Most business owners I know are really good at what they do. They are also usually great negotiators in their industries, but they aren’t always aware of the impact when it comes to negotiating commercial real estate leases for their own businesses, including lease extensions and lease renewals.

I can’t tell you how many times I see business owners sacrifice opportunities to significantly improve their lease terms and rates because they are not aware of everything up for negotiation. They think they can handle it themselves and end up missing out on the best deals because they simply aren’t aware of what’s available. Some of the main points to consider include:  

  • Termination options – these options provide flexibility to the tenant in the event that business space needs change during the term of the lease
  • Right-of-first-refusal for expansion space – a different type of option in favor of the tenant, useful if there is potential for your space needs to increase during the term of your lease
  • Concessions – include financial incentives like moving allowances, tenant improvements, and rental abatement in order to entice quality tenants to lease their facilities
  • Cap on operating expenses – many commercial leases pass operating expenses on to the tenant; this generally cannot be avoided.  Make sure to mitigate your exposure to excessive annual increases by negotiating a cap or ceiling to the tenant portion of any increase.  Check with a local market expert to determine what is standard in your market

Even if you’re facing just a “simple” lease renewal, there can be just as many available concessions and negotiation points as in the initial lease. Renewing tenants are far more profitable to landlords than new ones. Understanding this will help leverage your renewal options.

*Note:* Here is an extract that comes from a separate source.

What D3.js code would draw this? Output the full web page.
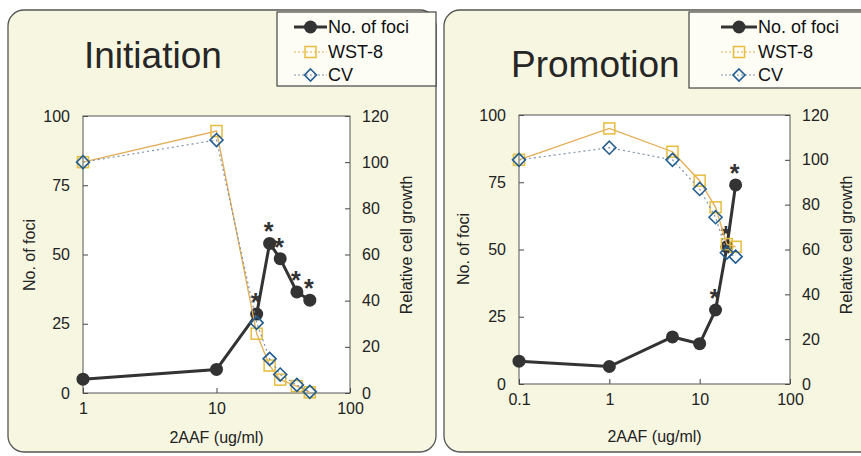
<!DOCTYPE html>
<html>
<head>
<meta charset="utf-8">
<script src="https://cdn.jsdelivr.net/npm/d3@7"></script>
<style>
  body { margin: 0; background: #ffffff; }
  svg { display: block; font-family: "Liberation Sans", Arial, sans-serif; }
  .tick text { font-size: 16px; fill: #222; }
  .tick line { stroke: #444; }
</style>
</head>
<body>
<svg id="chart" width="861" height="456"></svg>
<script>
// tick labels
const fociTicks = [0, 25, 50, 75, 100];
const growthTicks = [0, 20, 40, 60, 80, 100, 120];
const initXTicks = [1, 10, 100];
const promXTicks = [0.1, 1, 10, 100];

// Initiation
const initDose = [1, 10, 20, 25, 30, 40, 50];
const initFoci = [5, 8.5, 28.5, 54, 48.5, 36.5, 33.5];
const initWst = [100, 113.5, 25.7, 11.9, 5.8, 3, 0.3];
const initCv = [100, 109.6, 30.4, 14.8, 8, 3.5, 0.5];
const initSig = [false, false, true, true, true, true, true];

// Promotion
const promDose = [0.1, 1, 5, 10, 15, 20, 25];
const promFoci = [8.5, 6.5, 17.5, 15, 27.5, 51, 74];
const promWst = [100, 114, 103.6, 90.7, 78.8, 62.4, 61.2];
const promCv = [100, 105.4, 100, 87, 74.4, 58.6, 56.8];
const promSig = [false, false, false, false, true, true, true];

const seriesNames = ['No. of foci', 'WST-8', 'CV'];

const colFoci = '#333333';
const colWst = '#e6bd3c';
const colWstLine = '#e3ad55';
const colCv = '#235d8f';
const colCvLine = '#7f93ab';

const svg = d3.select('#chart');

function drawPanel (cfg) {
    const g = svg.append('g');

    /*panel background*/
    g.append('rect')
        .attr('x', cfg.box[0]).attr('y', cfg.box[1])
        .attr('width', cfg.box[2]).attr('height', cfg.box[3])
        .attr('rx', 16)
        .attr('fill', '#f6f6e1')
        .attr('stroke', '#555')
        .attr('stroke-width', 1.3);

    const p = cfg.plot;
    const width = p.right - p.left;
    const height = p.bottom - p.top;

    const chart = g.append('g')
        .attr('transform', `translate(${p.left}, ${p.top})`);

    chart.append('rect')
        .attr('width', width).attr('height', height)
        .attr('fill', '#ffffff');

    const x = d3.scaleLog()
        .domain(cfg.xDomain)
        .range([0, width]);

    const yL = d3.scaleLinear()
        .domain([0, 100])
        .range([height, 0]);

    const yR = d3.scaleLinear()
        .domain([0, 120])
        .range([height, 0]);

    /*axes*/
    chart.append('g')
        .attr('transform', `translate(0, ${height})`)
        .call(d3.axisBottom(x).tickValues(cfg.xTicks).tickFormat(d3.format('~g'))
            .tickSize(-5).tickSizeOuter(0).tickPadding(10))
        .call(a => a.select('.domain').remove());

    chart.append('g')
        .call(d3.axisLeft(yL).tickValues(fociTicks).tickSize(-5).tickSizeOuter(0).tickPadding(13))
        .call(a => a.select('.domain').remove());

    chart.append('g')
        .attr('transform', `translate(${width}, 0)`)
        .call(d3.axisRight(yR).tickValues(growthTicks).tickSize(-5).tickSizeOuter(0).tickPadding(12))
        .call(a => a.select('.domain').remove());

    chart.append('rect')
        .attr('width', width).attr('height', height)
        .attr('fill', 'none')
        .attr('stroke', '#555')
        .attr('stroke-width', 1);

    /*axis titles*/
    g.append('text')
        .attr('x', (p.left + p.right) / 2)
        .attr('y', cfg.xTitleY)
        .attr('text-anchor', 'middle')
        .attr('font-size', 16)
        .attr('fill', '#222')
        .text('2AAF (ug/ml)');

    g.append('text')
        .attr('transform', `translate(${cfg.yTitleL[0]}, ${cfg.yTitleL[1]}) rotate(-90)`)
        .attr('text-anchor', 'middle')
        .attr('dominant-baseline', 'middle')
        .attr('font-size', 16)
        .attr('fill', '#222')
        .text('No. of foci');

    g.append('text')
        .attr('transform', `translate(${cfg.yTitleR[0]}, ${cfg.yTitleR[1]}) rotate(-90)`)
        .attr('text-anchor', 'middle')
        .attr('dominant-baseline', 'middle')
        .attr('font-size', 16)
        .attr('fill', '#222')
        .text('Relative cell growth');

    /*title*/
    g.append('text')
        .attr('x', cfg.titlePos[0])
        .attr('y', cfg.titlePos[1])
        .attr('font-size', 37)
        .attr('fill', '#262626')
        .text(cfg.title);

    const rows = cfg.dose.map((d, i) => ({
        dose: d, foci: cfg.foci[i], wst: cfg.wst[i], cv: cfg.cv[i], sig: cfg.sig[i]
    }));

    /*foci line*/
    chart.append('path')
        .datum(rows)
        .attr('fill', 'none')
        .attr('stroke', colFoci)
        .attr('stroke-width', 3)
        .attr('d', d3.line().x(d => x(d.dose)).y(d => yL(d.foci)));

    chart.selectAll('.foci')
        .data(rows)
        .enter()
        .append('circle')
        .attr('class', 'foci')
        .attr('cx', d => x(d.dose))
        .attr('cy', d => yL(d.foci))
        .attr('r', 6.5)
        .attr('fill', colFoci);

    /*significance marks*/
    chart.selectAll('.star')
        .data(rows.filter(d => d.sig))
        .enter()
        .append('text')
        .attr('class', 'star')
        .attr('x', d => x(d.dose) - 1)
        .attr('y', d => yL(d.foci) - 3)
        .attr('text-anchor', 'middle')
        .attr('font-size', 25)
        .attr('font-weight', 'bold')
        .attr('fill', '#333')
        .text('*');

    /*WST-8*/
    chart.append('path')
        .datum(rows)
        .attr('fill', 'none')
        .attr('stroke', colWstLine)
        .attr('stroke-width', 1.3)
        .attr('d', d3.line().x(d => x(d.dose)).y(d => yR(d.wst)));

    chart.selectAll('.wst')
        .data(rows)
        .enter()
        .append('rect')
        .attr('class', 'wst')
        .attr('x', d => x(d.dose) - 5.5)
        .attr('y', d => yR(d.wst) - 5.5)
        .attr('width', 11)
        .attr('height', 11)
        .attr('fill', 'none')
        .attr('stroke', colWst)
        .attr('stroke-width', 1.5);

    /*CV*/
    chart.append('path')
        .datum(rows)
        .attr('fill', 'none')
        .attr('stroke', colCvLine)
        .attr('stroke-width', 1.2)
        .attr('stroke-dasharray', '2,3')
        .attr('d', d3.line().x(d => x(d.dose)).y(d => yR(d.cv)));

    chart.selectAll('.cv')
        .data(rows)
        .enter()
        .append('path')
        .attr('class', 'cv')
        .attr('transform', d => `translate(${x(d.dose)}, ${yR(d.cv)})`)
        .attr('d', 'M0,-6.5L6.5,0L0,6.5L-6.5,0Z')
        .attr('fill', 'none')
        .attr('stroke', colCv)
        .attr('stroke-width', 1.6);

    /*legend*/
    const lg = cfg.legend;
    g.append('rect')
        .attr('x', lg.x).attr('y', lg.y)
        .attr('width', lg.w).attr('height', lg.h)
        .attr('fill', '#fdfdf6')
        .attr('stroke', '#444')
        .attr('stroke-width', 1.2);

    const rowY = [15, 40, 63];
    seriesNames.forEach((name, i) => {
        const cy = lg.y + rowY[i];
        const x0 = lg.symX, x1 = lg.symX + lg.symW, cx = lg.symX + lg.symW / 2;
        const line = g.append('line')
            .attr('x1', x0).attr('x2', x1)
            .attr('y1', cy).attr('y2', cy);
        if (i === 0) {
            line.attr('stroke', colFoci).attr('stroke-width', 3);
            g.append('circle').attr('cx', cx).attr('cy', cy).attr('r', 6.5).attr('fill', colFoci);
        } else if (i === 1) {
            line.attr('stroke', colWstLine).attr('stroke-width', 1.2).attr('stroke-dasharray', '2,2');
            g.append('rect').attr('x', cx - 5.5).attr('y', cy - 5.5).attr('width', 11).attr('height', 11)
                .attr('fill', 'none').attr('stroke', colWst).attr('stroke-width', 1.5);
        } else {
            line.attr('stroke', colCvLine).attr('stroke-width', 1.2).attr('stroke-dasharray', '2,2');
            g.append('path').attr('transform', `translate(${cx}, ${cy})`)
                .attr('d', 'M0,-6L6,0L0,6L-6,0Z')
                .attr('fill', 'none').attr('stroke', colCv).attr('stroke-width', 1.6);
        }
        g.append('text')
            .attr('x', x1 + 1)
            .attr('y', cy)
            .attr('dominant-baseline', 'central')
            .attr('font-size', 18)
            .attr('fill', '#111')
            .text(name);
    });
}

drawPanel({
    box: [8, 10, 428, 442],
    plot: { left: 83, right: 350, top: 116, bottom: 393 },
    xDomain: [1, 100],
    xTicks: initXTicks,
    dose: initDose, foci: initFoci, wst: initWst, cv: initCv, sig: initSig,
    title: 'Initiation',
    titlePos: [84, 68],
    xTitleY: 443,
    yTitleL: [31, 255],
    yTitleR: [408, 245],
    legend: { x: 277, y: 12, w: 159, h: 74, symX: 294, symW: 33 }
});

drawPanel({
    box: [444, 10, 440, 442],
    plot: { left: 519, right: 790, top: 115, bottom: 384 },
    xDomain: [0.1, 100],
    xTicks: promXTicks,
    dose: promDose, foci: promFoci, wst: promWst, cv: promCv, sig: promSig,
    title: 'Promotion',
    titlePos: [511, 77],
    xTitleY: 442,
    yTitleL: [465, 249],
    yTitleR: [848, 245],
    legend: { x: 689, y: 12, w: 180, h: 76, symX: 721, symW: 36 }
});
</script>
</body>
</html>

It is important to understand comparable lease rates and terms from competing properties when negotiating a new lease or renewal. Business owners may be able to find limited info on various Internet sites, but what they are seeing only represents a fraction of the intel.  What about off-market availabilities, lease concessions, and soon to be available properties?  It pays to seek expert advice with local knowledge.

In 99 percent of the cases I have seen, business owners negotiating their own leases without expert representation end up wasting valuable time from their core business, and they spend a significant amount of effort negotiating without the proper tools and knowledge.

There is a misconception that hiring a tenant representation broker costs the tenant extra, but the current industry standard is for the landlord to pay all the brokerage fees for new lease acquisitions and renewals. In most cases, representation will not impact the cost of your lease.

Working with a trusted real estate advisor can save your business more than just time and money. A good broker/advisor has a thorough understanding of current market concessions, comparable rates and other market indicators to aid in negotiating the best possible deal and will help protect your business from unnecessary risk allowing you sleep better at night.